# Making up for Cocoa shortcomings



## bauhsoj (Mar 2, 2005)

I have spent most of my programming career working with PHP and after branching out to Java I found that I have been fairly spoiled with some of PHP's ease of use. I have only recently been delving into objective-C as I believe it would be the language of choice for a new area of interest I am focusing on, which is genetic algorithms and evolutionary programming. I believe objective-C would be a good candidate because it is somewhat faster than C or C++ (from what I have read), it is self-documenting, high code reuse potential, dynamic typing, and because of Cocoa's rich objects.

I was recently reading over a post at Wikipedia that detailed a lot concerning Cocoa programming. As I read I came across what appears to be some shortcomings of Cocoa that I would like to try to address before I start programming with the language. If anyone can comment and/or offer solutions to these issues, I would greatly appreciate it.

Please excuse me for noting these shortcomings, whether perceived or real, from a PHP based perspective....that just happens to be the programming language I have the most expertise with so it is a convenient reference point.

1. Memory Management: Memory management appears to be completely manual, unless I am misunderstanding what I read. Is there any way to enable automatic garbage collection in a Cocoa app as is standard with PHP and Java?

2. NSString: This object appears to be missing a built-in regular expression package. I frequently use Perl and POSIX style regex in my PHP to handle a lot of parsing and searching. Can this be easily fixed and what would be involved in adding regex support to NSString?

3. High-End Database Integration: I very frequently utilitize MySQL during development in PHP. With PHP it is very simple to access data in MySQL (or any other DB server) through built-in functions and it is also possible to do similar in C++ through the use of the MySQL++ class. Can this be easily achieved in Cocoa or is there any workaround?

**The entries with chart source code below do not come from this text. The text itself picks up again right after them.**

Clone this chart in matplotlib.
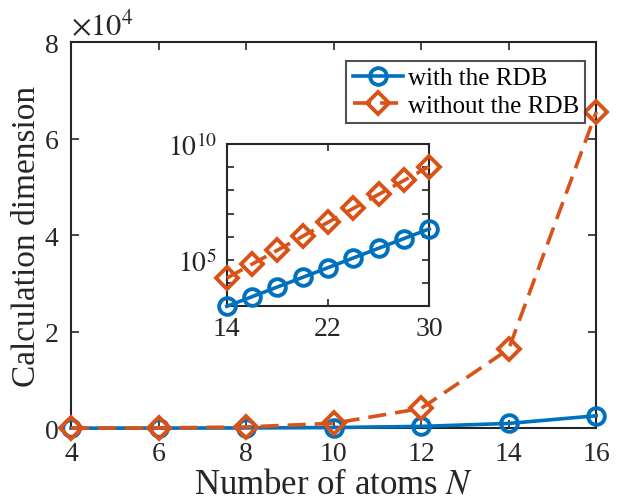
import matplotlib
matplotlib.use("Agg")
import matplotlib.pyplot as plt
from matplotlib.ticker import FuncFormatter, FixedLocator, NullLocator

plt.rcParams['font.family'] = ['Liberation Serif', 'DejaVu Serif']
plt.rcParams['mathtext.fontset'] = 'stix'

# main data
N_main = [4, 6, 8, 10, 12, 14, 16]
with_rdb = [8, 21, 55, 144, 377, 987, 2584]
without_rdb = [16, 64, 256, 1024, 4096, 16384, 65536]

# inset data
N_inset = [14, 16, 18, 20, 22, 24, 26, 28, 30]
with_rdb_inset = [987, 2584, 6765, 17711, 46368, 121393, 317811, 832040, 2178309]
without_rdb_inset = [16384, 65536, 262144, 1048576, 4194304, 16777216,
                     67108864, 268435456, 1073741824]

blue = '#0072BD'
orange = '#D95319'
dark = '#262626'

fig = plt.figure(figsize=(6.23, 5.02), dpi=100)
ax = fig.add_axes([0.114, 0.145, 0.843, 0.769])

ax.plot(N_main, with_rdb, '-o', color=blue, lw=2.6, ms=12, mew=2.8,
        mfc='none', label='with the RDB', clip_on=False, zorder=3)
ax.plot(N_main, without_rdb, '--D', color=orange, lw=2.6, ms=11.5, mew=2.8,
        mfc='none', dashes=(5, 2.5), label='without the RDB', clip_on=False,
        zorder=4)

ax.set_xlim(4, 16)
ax.set_ylim(0, 80000)
ax.set_xticks([4, 6, 8, 10, 12, 14, 16])
ax.set_yticks([0, 20000, 40000, 60000, 80000])
ax.yaxis.set_major_formatter(FuncFormatter(lambda v, p: f'{v/1e4:g}'))
ax.tick_params(direction='in', top=True, right=True, labelsize=20,
               length=6, width=1.2, color=dark, labelcolor=dark)
ax.tick_params(axis='x', pad=9)
ax.tick_params(axis='y', pad=9)
for s in ax.spines.values():
    s.set_linewidth(1.5)
    s.set_color(dark)
ax.set_xlabel(r'Number of atoms $N$', fontsize=25, color=dark, labelpad=1)
ax.set_ylabel('Calculation dimension', fontsize=24, color=dark, labelpad=2)
ax.text(0.0, 1.0, r'$\times10^4$', transform=ax.transAxes, fontsize=22,
        color=dark, ha='left', va='bottom')

leg = ax.legend(loc='upper right', bbox_to_anchor=(0.979, 0.952), fontsize=18,
                frameon=True, fancybox=False, edgecolor=dark, borderpad=0.25,
                handlelength=2.0, handletextpad=0.2, labelspacing=0.2,
                borderaxespad=0.0)
leg.get_frame().set_linewidth(1.5)

# inset
axi = fig.add_axes([0.364, 0.388, 0.325, 0.323])
axi.plot(N_inset, with_rdb_inset, '-o', color=blue, lw=2.6, ms=12, mew=2.8,
         mfc='none', clip_on=False, zorder=3)
axi.plot(N_inset, without_rdb_inset, '--D', color=orange, lw=2.6, ms=11.5,
         mew=2.8, mfc='none', dashes=(5, 2.5), clip_on=False, zorder=4)
axi.set_yscale('log')
axi.set_xlim(14, 30)
axi.set_ylim(1e3, 1e10)
axi.set_xticks([14, 22, 30])
axi.yaxis.set_major_locator(FixedLocator([1e5, 1e10]))
axi.yaxis.set_major_formatter(FuncFormatter(
    lambda v, p: {1e5: r'$10^5$', 1e10: r'$10^{10}$'}.get(v, '')))
axi.yaxis.set_minor_locator(FixedLocator([1e3, 1e4, 1e6, 1e7, 1e8, 1e9]))
axi.xaxis.set_minor_locator(NullLocator())
axi.tick_params(which='both', direction='in', top=True, right=True,
                labelsize=20, length=5, width=1.2, color=dark,
                labelcolor=dark, pad=7)
axi.tick_params(which='minor', labelleft=False)
for s in axi.spines.values():
    s.set_linewidth(1.5)
    s.set_color(dark)

fig.savefig('out.png', dpi=100)
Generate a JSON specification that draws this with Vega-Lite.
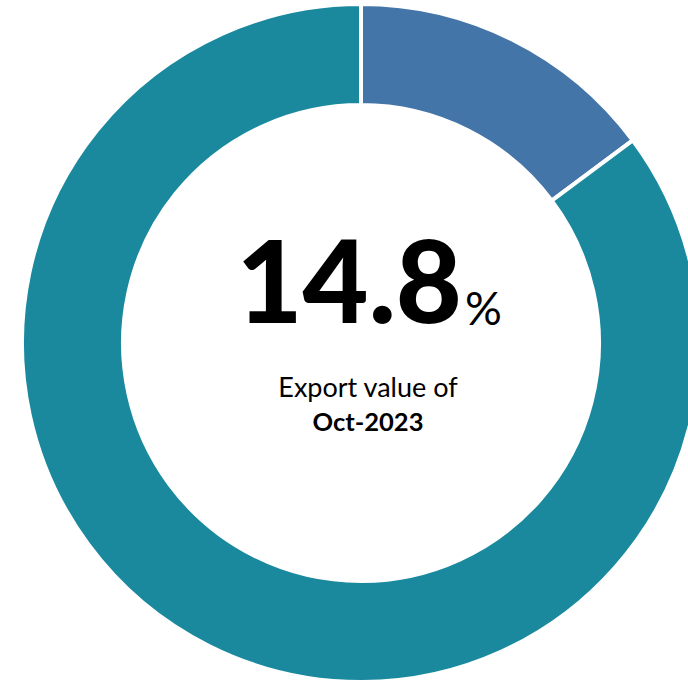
{
  "$schema": "https://vega.github.io/schema/vega-lite/v6.json",
  "width": 722,
  "height": 686,
  "autosize": {"type": "none"},
  "padding": 0,
  "background": "white",
  "config": {"view": {"stroke": null}},
  "layer": [
    {
      "data": {"values": [
        {"category": "Oct-2023", "share": 14.8, "rank": 1},
        {"category": "Rest", "share": 85.2, "rank": 2}
      ]},
      "mark": {"type": "arc", "outerRadius": 339, "innerRadius": 238, "stroke": "white", "strokeWidth": 4},
      "encoding": {
        "theta": {"field": "share", "type": "quantitative", "stack": true},
        "order": {"field": "rank", "type": "quantitative"},
        "color": {
          "field": "category", "type": "nominal", "legend": null,
          "scale": {"domain": ["Oct-2023", "Rest"], "range": ["#4475A8", "#1A899E"]}
        }
      }
    },
    {
      "data": {"values": [{"txt": "14.8"}]},
      "mark": {"type": "text", "font": "Lato", "fontWeight": 900, "fontSize": 114, "align": "right", "baseline": "alphabetic", "dx": 101, "dy": -20, "color": "black"},
      "encoding": {"text": {"field": "txt"}}
    },
    {
      "data": {"values": [{"txt": "%"}]},
      "mark": {"type": "text", "font": "Lato", "fontSize": 46, "align": "left", "baseline": "alphabetic", "dx": 104, "dy": -18, "color": "black"},
      "encoding": {"text": {"field": "txt"}}
    },
    {
      "data": {"values": [{"txt": "Export value of"}]},
      "mark": {"type": "text", "font": "Lato", "fontSize": 27, "align": "center", "baseline": "alphabetic", "dx": 7, "dy": 54, "color": "black"},
      "encoding": {"text": {"field": "txt"}}
    },
    {
      "data": {"values": [{"txt": "Oct-2023"}]},
      "mark": {"type": "text", "font": "Lato", "fontWeight": "bold", "fontSize": 25.5, "align": "center", "baseline": "alphabetic", "dx": 7, "dy": 88, "color": "black"},
      "encoding": {"text": {"field": "txt"}}
    }
  ]
}
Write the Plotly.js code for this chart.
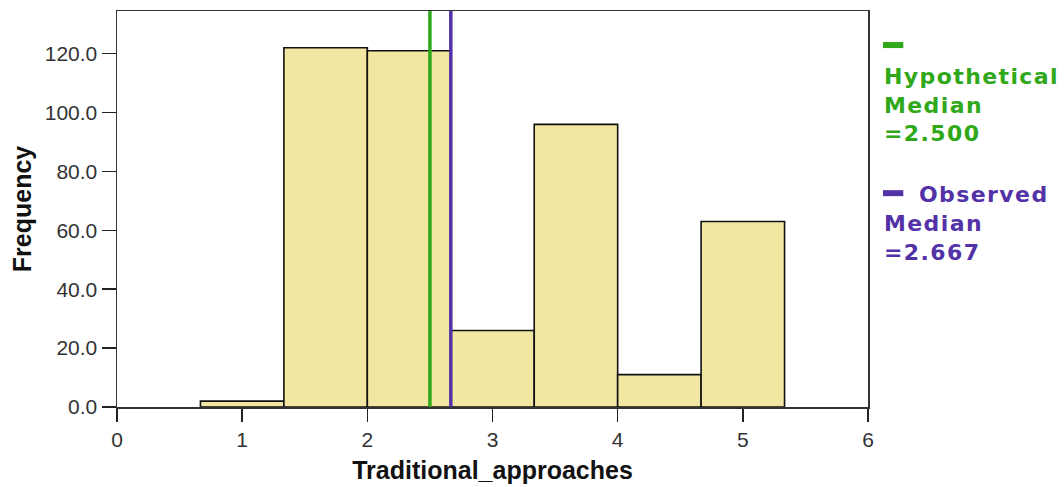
<!DOCTYPE html>
<html><head><meta charset="utf-8">
<script src="https://cdn.plot.ly/plotly-3.0.1.min.js"></script>
<style>html,body{margin:0;padding:0;background:#fff}#chart{width:1064px;height:487px}
.annotation-text{letter-spacing:1.4px}</style>
</head><body><div id="chart"></div>
<script>
var binCenters = [1, 1.6667, 2.3333, 3, 3.6667, 4.3333, 5];
var frequencies = [2, 122, 121, 26, 96, 11, 63];
var binWidth = 2/3;
var hypotheticalMedian = 2.5;
var observedMedian = 2.667;
var yTicks = [0, 20, 40, 60, 80, 100, 120];
var xTicks = [0, 1, 2, 3, 4, 5, 6];

var green = '#2fa81a', purple = '#5332a8';
var font = 'Liberation Sans, Arial, sans-serif';
var legFont = 'DejaVu Sans, Verdana, sans-serif';

var traces = [{
  type: 'bar', x: binCenters, y: frequencies, width: binWidth,
  marker: {color: '#f1e6a2', line: {color: '#111', width: 1.6}},
  hoverinfo: 'x+y', showlegend: false
}];

var layout = {
  width: 1064, height: 487,
  margin: {l: 117, r: 196, t: 11, b: 80},
  paper_bgcolor: '#fff', plot_bgcolor: '#fff',
  showlegend: false,
  xaxis: {range: [0, 6], tickvals: xTicks, ticks: 'outside', ticklen: 13, tickwidth: 1.5, tickcolor: '#222',
    showline: true, linecolor: '#333', linewidth: 1.5, mirror: true, showgrid: false, zeroline: false,
    tickfont: {family: font, size: 21, color: '#333'},
    title: {text: '<b>Traditional_approaches</b>', font: {family: font, size: 25, color: '#111'}, standoff: 12}},
  yaxis: {range: [0, 134.5], tickvals: yTicks, tickformat: '.1f', ticks: 'outside', ticklen: 14, tickwidth: 1.5, tickcolor: '#222',
    showline: true, linecolor: '#333', linewidth: 1.5, mirror: true, showgrid: false, zeroline: false,
    tickfont: {family: font, size: 21, color: '#333'},
    title: {text: '<b>Frequency</b>', font: {family: font, size: 25, color: '#111'}, standoff: 6}},
  shapes: [
    {type: 'line', xref: 'x', yref: 'paper', x0: hypotheticalMedian, x1: hypotheticalMedian, y0: 0, y1: 1, line: {color: green, width: 3.5}},
    {type: 'line', xref: 'x', yref: 'paper', x0: observedMedian, x1: observedMedian, y0: 0, y1: 1, line: {color: purple, width: 3.5}},
    {type: 'line', xref: 'paper', yref: 'paper', x0: 1.020, x1: 1.047, y0: 0.914, y1: 0.914, line: {color: green, width: 6}},
    {type: 'line', xref: 'paper', yref: 'paper', x0: 1.020, x1: 1.047, y0: 0.540, y1: 0.540, line: {color: purple, width: 6}}
  ],
  annotations: [
    {xref: 'paper', yref: 'paper', x: 1.018, y: 0.871, xanchor: 'left', yanchor: 'top', align: 'left', showarrow: false,
     text: '<b>Hypothetical<br>Median<br>=2.500</b>', font: {family: legFont, size: 22, color: green}},
    {xref: 'paper', yref: 'paper', x: 1.0646, y: 0.572, xanchor: 'left', yanchor: 'top', align: 'left', showarrow: false,
     text: '<b>Observed</b>', font: {family: legFont, size: 22, color: purple}},
    {xref: 'paper', yref: 'paper', x: 1.018, y: 0.500, xanchor: 'left', yanchor: 'top', align: 'left', showarrow: false,
     text: '<b>Median<br>=2.667</b>', font: {family: legFont, size: 22, color: purple}}
  ]
};
Plotly.newPlot('chart', traces, layout, {displayModeBar: false, staticPlot: true});
</script></body></html>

Know of any Cocoa quirks I should be aware of coming from a PHP background?

If you know of any other shortcomings that I should be aware of, I would appreciate knowing those, too. The easier it is for me to slide into Cocoa development the better as I am currently working a very heavy schedule that will leave me with very little time each week to become familar with the language and get around any problems.

Thanks in advance for any input!


----------



## Darkshadow (Mar 2, 2005)

1. No, there's no automatic garbage collection in Cocoa.

2. That's true, there's no built-in regex, but there are a few third party frameworks you can add to your application if you need it.

3. Obj-C is a subset of C.  There's also Obj-C++.  You can use regular C or C++ calls in Cocoa.  (If you want to use (Obj-)C++, the file extension needs to end in .mm)

Also, there's a Java <-> Obj-C bridge, and some third party bridges as well (Python and Perl, perhaps some other ones I'm not aware of).  With those, you can call Obj-C methods within Java or others with third party bridges.


----------



## cfleck (Mar 2, 2005)

I'm sorry, but I have to question something you stated...

>I believe objective-C would be a good candidate because it is somewhat faster

Where did you get this info?  I have heard the opposite.


----------



## bauhsoj (Mar 2, 2005)

cfleck said:
			
		

> I'm sorry, but I have to question something you stated...
> 
> >I believe objective-C would be a good candidate because it is somewhat faster
> 
> Where did you get this info?  I have heard the opposite.



I read somewhere objective-c is three times faster than C or C++, however, my memory may have simply been wrong on that as I read it quite a while back. I did some searching to figure out where I read that and it seems that Objective-C is 3 times faster than SmallTalk, as I found in the comp.lang.objective-c FAQ

Can you point me to a reference on just how fast Objective-C is compared to  C and C++?

I found the following page on Objective-C speed but I don't know how accurate it is as it seems to be from one person's experiences.
http://lists.gnu.org/archive/html/discuss-gnustep/2001-08/msg00221.html


----------



## bauhsoj (Mar 2, 2005)

Darkshadow said:
			
		

> 3. Obj-C is a subset of C.  There's also Obj-C++.  You can use regular C or C++ calls in Cocoa.  (If you want to use (Obj-)C++, the file extension needs to end in .mm)
> 
> Also, there's a Java <-> Obj-C bridge, and some third party bridges as well (Python and Perl, perhaps some other ones I'm not aware of).  With those, you can call Obj-C methods within Java or others with third party bridges.



Are their any performance issues with using a combination of languages?


----------



## Darkshadow (Mar 3, 2005)

If you mean mixing C/Obj-C C++/Obj-C++, then no, none that I have ever noticed. 

If you mean with the bridges, then most likely there's some performance issues.  I can't say for sure, as I haven't even attempted to use them.


----------



## lurk (Mar 3, 2005)

On the speed issue an objective C method call is about 2 time more expencive than a regular C function call.  So that aspect is slower.  But the important issue really is how well it allows you to write code.  If you can write your code 5 times faster but have it run twice as slow then that is a big win.  Even writing 10% faster will be a super boost in productivity.

If you look at it from a project management perspective if you give the same task to 100 programmers there can easily be a 10x difference in speed between any two implementations in the same language.  So worrying about the small overhead of method dispatch is a silly exercise in premature optimization.


----------



## bauhsoj (Mar 15, 2005)

lurk said:
			
		

> On the speed issue an objective C method call is about 2 time more expencive than a regular C function call.



I know there have been some improvements to the language by Apple since it was originally adopted. Any idea if Apple can or will improve the language to address such speed issues?


----------



## bauhsoj (Mar 15, 2005)

Concerning database integration, I did some further searching and happened upon the following MySQL integration project at SourceForge.

MySQL Objective C API for Cocoa


----------